Inverted medians are also used in rare cases on local streets that historically had unusual traffic patterns, such as Bainbridge Street between 3rd Street and 5th Street in Philadelphia.
An August 1993 study by the US Federal Highway Administration quantified the correlation between median width and the reduction of both head-on accidents and severe injuries. The study found that medians without barriers should be constructed more than 30 feet (9.1 m) wide in order to have any effect on safety, and that safety benefits of wider medians continue to increase to a width of 60 to 80 feet (18.3 to 24.4 m).
A consequence of this finding is that decreasing the size of a median to 20 feet (6.1 m) from 30 feet (9.1 m) to add lanes to a highway may result in a less safe highway. Statistics regarding medians with barriers were not calculated in this study.
Central reservations may also be used for reserved bus lanes, as in Istanbul's Metrobus, Los Angeles's J Line and Bogotá's TransMilenio. Center-lane running and island platforms installed in the medium reduce conflicts with stopped and parked cars as well as pedestrians near the curb, thus speeding service.
In some cases, the median strip of the highway may contain a train line, usually around major urban centers. This is often done to share a right-of-way, because of the expense and difficulty of clearing a route through dense urban neighborhoods. A reserved right-of-way is contrasted with street running, in which rail cars and automobiles occupy the same lanes of traffic.

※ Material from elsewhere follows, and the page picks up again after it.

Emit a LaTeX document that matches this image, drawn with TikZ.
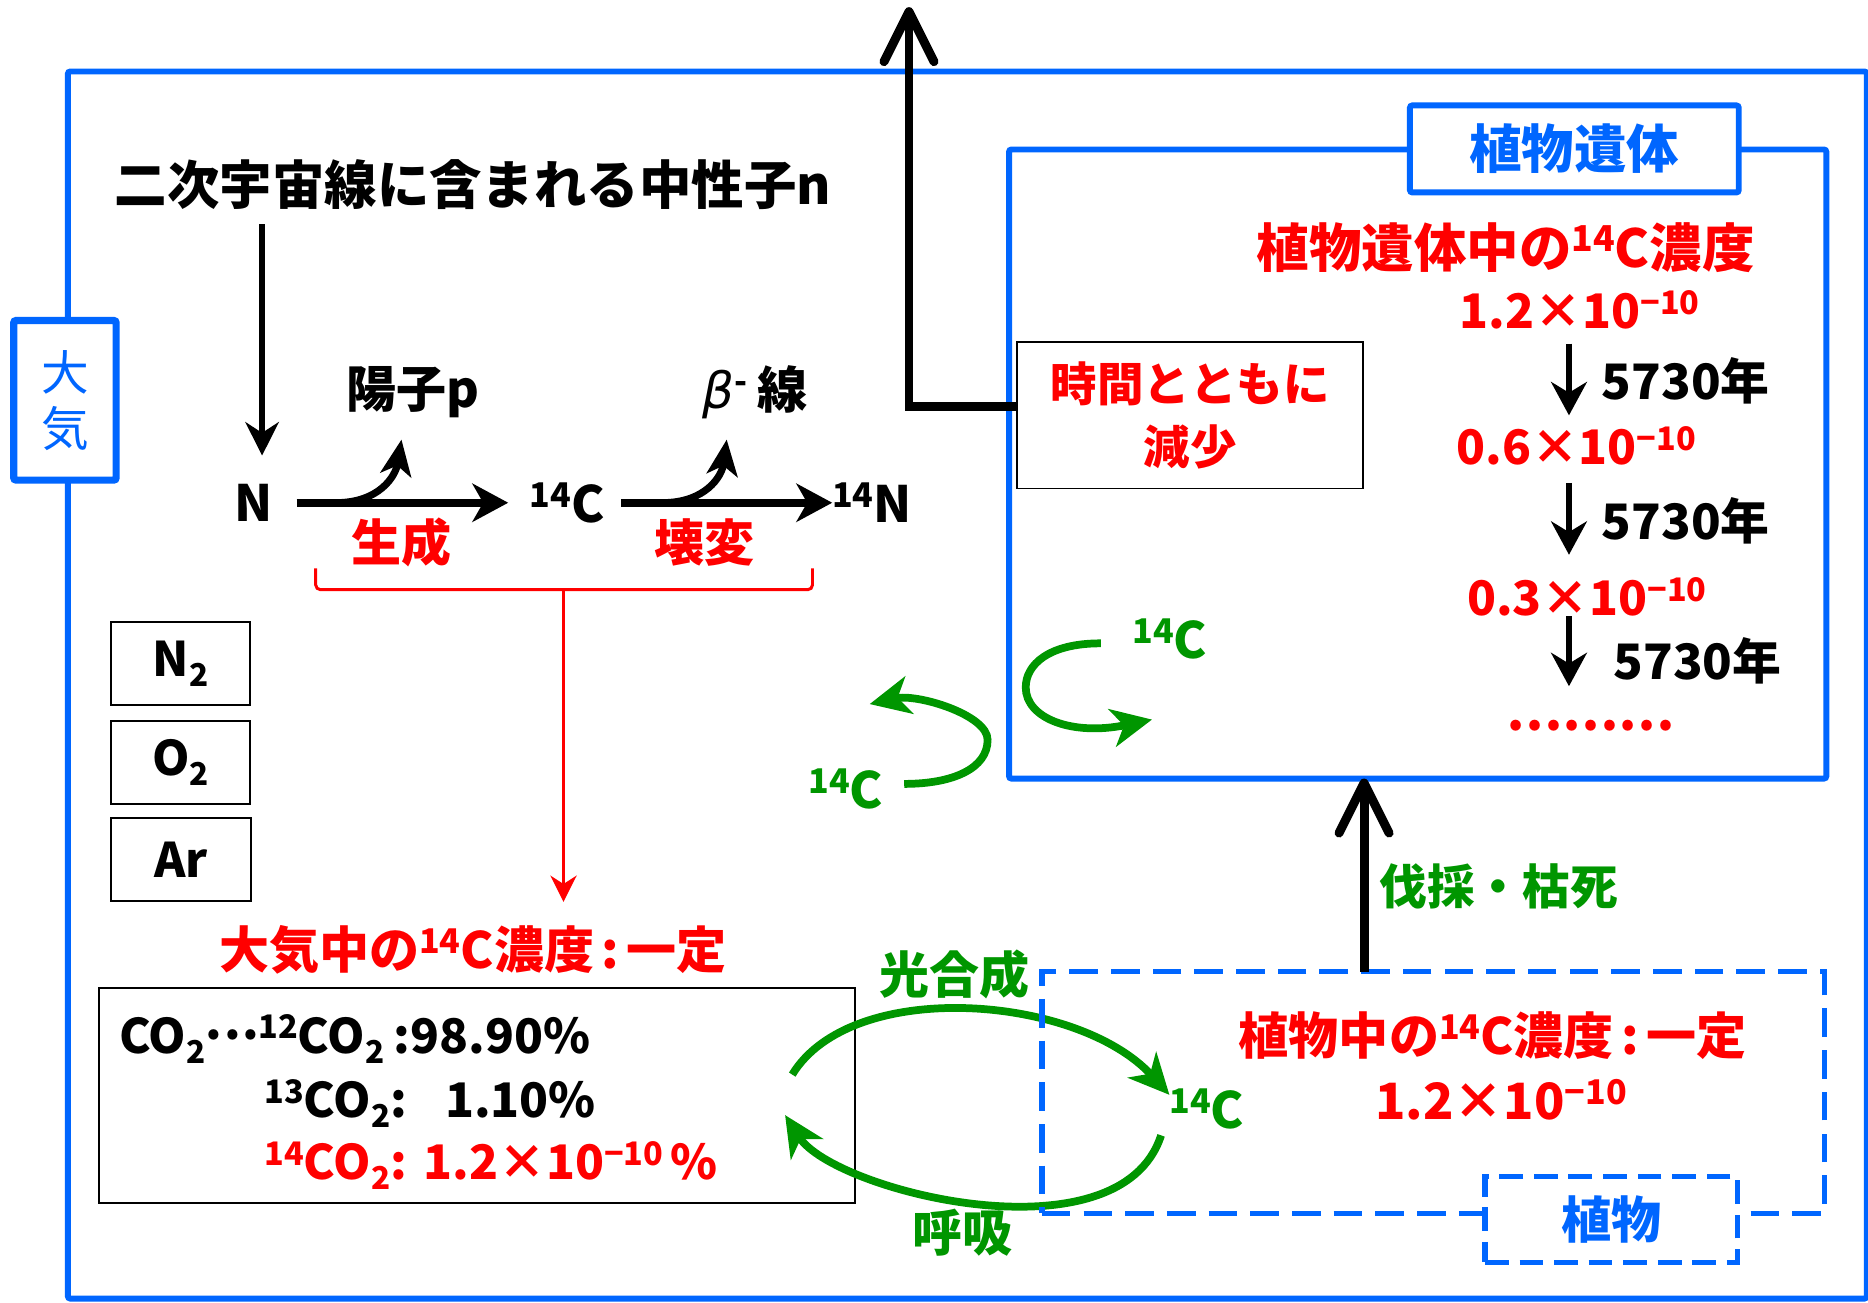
\documentclass[tikz,border=0pt]{standalone}
\usepackage{fontspec}
\setmainfont{Noto Sans CJK JP}
\newfontfamily\dejavu{DejaVu Sans}
\usetikzlibrary{arrows.meta}
\definecolor{cblue}{RGB}{0,102,255}
\definecolor{cred}{RGB}{255,0,0}
\definecolor{cgreen}{RGB}{0,150,0}
\newcommand\fsz[1]{\fontsize{#1}{#1}\selectfont}
\newcommand\upx[1]{\raisebox{0.3em}{\scalebox{0.68}{#1}}}
\newcommand\dnx[1]{\raisebox{-0.22em}{\scalebox{0.66}{#1}}}
\newcommand\mdots{\raisebox{0.28em}{.\hspace{0.04em}.\hspace{0.04em}.}}
\begin{document}
\begin{tikzpicture}[x=1pt,y=-1pt,
  every node/.style={inner sep=0pt,outer sep=0pt},
  jp/.style={font=\bfseries\fsz{42}},
  jpr/.style={jp,text=cred},
  jpg/.style={jp,text=cgreen},
  gasbox/.style={draw=black,line width=1.6,minimum width=117,minimum height=70,font=\bfseries\fsz{40}},
  rxn/.style={line width=7,-{Stealth[length=30,width=32,inset=9]}},
  branch/.style={line width=6,-{Stealth[length=30,width=26,inset=8]}},
  sblk/.style={line width=4.5,-{Stealth[length=28,width=30,inset=9]}},
  bigblk/.style={line width=7.5,-{Straight Barb[length=42,width=42,round]}},
  garrow/.style={cgreen,line width=6.5,-{Stealth[length=34,width=32,inset=10]}},
  bluebox/.style={draw=cblue,line width=5,rounded corners=2},
  dashbox/.style={draw=cblue,line width=4.5,dash pattern=on 24pt off 11pt}]
\useasboundingbox (0,0) rectangle (1568,1093);
\fill[white] (0,0) rectangle (1568,1093);

% outer frame
\draw[cblue,line width=5,rounded corners=2] (57,60) rectangle (1567,1090);
\node[bluebox,line width=6,fill=white,minimum width=86,minimum height=134,
      text=cblue,align=center,font=\fontsize{40}{47}\selectfont] (taiki) at (54.5,336) {大\\気};

% cosmic ray part
\node[jp,font=\bfseries\fsz{44}] (cosmic) at (397,155) {二次宇宙線に含まれる中性子n};
\node[jp] (nN) at (213,422) {N};
\node[jp] (c14) at (476,422) {\upx{14}C};
\node[jp] (n14) at (732,422) {\upx{14}N};
\node[jp] (proton) at (347,329) {陽子p};
\node[jp] (beta) at (634,329) {{\dejavu\mdseries\itshape β}\upx{-}\hspace{0.2em}線};
\node[jpr] (gen) at (337,455) {生成};
\node[jpr] (decay) at (591,455) {壊変};

\draw[line width=4.5,-{Stealth[length=28,width=28,inset=9]},shorten <=12,shorten >=24]
  ([xshift=7]cosmic.south -| nN) -- ([xshift=7]nN.north);
\draw[rxn,shorten <=20,shorten >=18] (nN.east) -- (c14.west);
\draw[rxn,shorten <=14,shorten >=0] (c14.east) -- (n14.west);
\coordinate (b1s) at (282,422); \coordinate (b1e) at (337,369);
\draw[branch] (b1s) .. controls (318,422) and (332,400) .. (b1e);
\coordinate (b2s) at (556,422); \coordinate (b2e) at (610,369);
\draw[branch] (b2s) .. controls (592,422) and (606,400) .. (b2e);

% brace and red arrow
\draw[cred,line width=2.5,rounded corners=4] (265,477) -- (265,495) -- (682,495) -- (682,477);
\coordinate (bc) at (473,495);
\coordinate (tkarrow) at (473,757);
\node[jpr] (tk) at (397,797) {大気中の\upx{14}C濃度\hspace{0.15em}:\hspace{0.15em}一定};
\draw[cred,line width=2.5,-{Stealth[length=22,width=22,inset=7]}] (bc) -- (tkarrow);

% gas boxes
\node[gasbox] (n2) at (151.5,557) {N\dnx{2}};
\node[gasbox] (o2) at (151.5,640) {O\dnx{2}};
\node[gasbox] (ar) at (152,721.5) {Ar};

% CO2 box
\node[draw=black,line width=1.6,minimum width=635,minimum height=181] (co2) at (400.5,919.5) {};
\node[jp,font=\bfseries\fsz{40},anchor=base west] (l1a) at (100,884) {CO\dnx{2}\mdots};
\node[jp,font=\bfseries\fsz{40},anchor=base west] (l1b) at (217,884) {\upx{12}CO\dnx{2}\hspace{0.2em}:98.90\%};
\node[jp,font=\bfseries\fsz{40},anchor=base west] (l2) at (222,938) {\upx{13}CO\dnx{2}:\hspace{0.8em}1.10\%};
\node[jp,font=\bfseries\fsz{40},anchor=base west,text=cred] (l3) at (222,990) {\upx{14}CO\dnx{2}:\hspace{0.35em}1.2×10\upx{−10}\hspace{0.15em}\%};

% photosynthesis / respiration
\node[jpg] (photo) at (801,818) {光合成};
\node[jpg] (resp) at (808,1035) {呼吸};
\node[jpg] (g14) at (1013,931) {\upx{14}C};
\coordinate (ps) at (665,902);
\coordinate (re) at (659,936);
\draw[garrow] (ps) .. controls (715,820) and (905,835) .. ([yshift=12]g14.west);
\draw[garrow] ([xshift=-7,yshift=-22]g14.west) .. controls (940,1060) and (700,1000) .. (re);

% exchange loops
\node[jpg] (l14) at (710,662) {\upx{14}C};
\node[jpg] (r14) at (982,536) {\upx{14}C};
\coordinate (lo1) at (759,658); \coordinate (lo2) at (730,591);
\draw[garrow] (lo1) .. controls (800,658) and (829,645) .. (829,621) .. controls (829,600) and (770,582) .. (lo2);
\coordinate (ro1) at (924,540); \coordinate (ro2) at (967,604);
\draw[garrow] (ro1) .. controls (880,540) and (861,558) .. (861,577) .. controls (861,603) and (900,618) .. (ro2);

% plant box
\node[dashbox,minimum width=657,minimum height=203] (pbox) at (1203,917) {};
\node[dashbox,dash pattern=on 20pt off 9pt,fill=white,minimum width=212,minimum height=72,
      font=\bfseries\fsz{42},text=cblue] (plab) at (1352.5,1023.5) {植物};
\node[jpr] (pconc) at (1253,869) {植物中の\upx{14}C濃度\hspace{0.15em}:\hspace{0.15em}一定};
\node[jpr] (pval) at (1260,923) {1.2×10\upx{−10}};

% felling arrow
\node[jpg,font=\bfseries\fsz{40}] (fell) at (1258,744) {伐採・枯死};

% remains box
\node[bluebox,minimum width=686,minimum height=528] (rbox) at (1190,389.5) {};
\node[bluebox,fill=white,minimum width=276,minimum height=73,font=\bfseries\fsz{44},text=cblue] (rlab) at (1321.5,125) {植物遺体};
\coordinate (fx) at (1145,0);
\draw[bigblk] (pbox.north -| fx) -- (rbox.south -| fx);

\node[jpr,font=\bfseries\fsz{44}] (rconc) at (1264,208) {植物遺体中の\upx{14}C濃度};
\node[jpr,font=\bfseries\fsz{40}] (v1) at (1326,260) {1.2×10\upx{−10}};
\node[jpr,font=\bfseries\fsz{40}] (v2) at (1323,374) {0.6×10\upx{−10}};
\node[jpr,font=\bfseries\fsz{40}] (v3) at (1332,501) {0.3×10\upx{−10}};
\node[jp,font=\bfseries\fsz{41}] (y1) at (1415,320) {5730年};
\node[jp,font=\bfseries\fsz{41}] (y2) at (1415,437) {5730年};
\node[jp,font=\bfseries\fsz{41}] (y3) at (1425,555) {5730年};
\node[jpr] (dots) at (1335,609) {………};
\coordinate (ax) at (1317,0);
\coordinate (a3e) at (1317,576);
\draw[sblk,shorten <=12,shorten >=9] (v1.south -| ax) -- (v2.north -| ax);
\draw[sblk,shorten <=15,shorten >=19] (v2.south -| ax) -- (v3.north -| ax);
\draw[sblk] (v3.south -| ax) -- (a3e);

% time box
\node[draw=black,line width=1.6,fill=white,minimum width=290,minimum height=123,
      align=center,text=cred,font=\bfseries\fontsize{39}{53}\selectfont] (jikan) at (999,348.5) {時間とともに\\減少};
\coordinate (topc) at (763,6);
\draw[bigblk] ([yshift=7.5]jikan.west) -| (topc);
\end{tikzpicture}
\end{document}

Train lines that run in the median of highways include:
City planners also commonly use media strips to accommodate urban tram tracks along a central segregated track, and examples of this layout are found across Europe. Some of the earliest practices of incorporating central tramways into road designs were pioneered in Liverpool by John Alexander Brodie, and later emulated in Manchester, such as along Princess Parkway or Kingsway.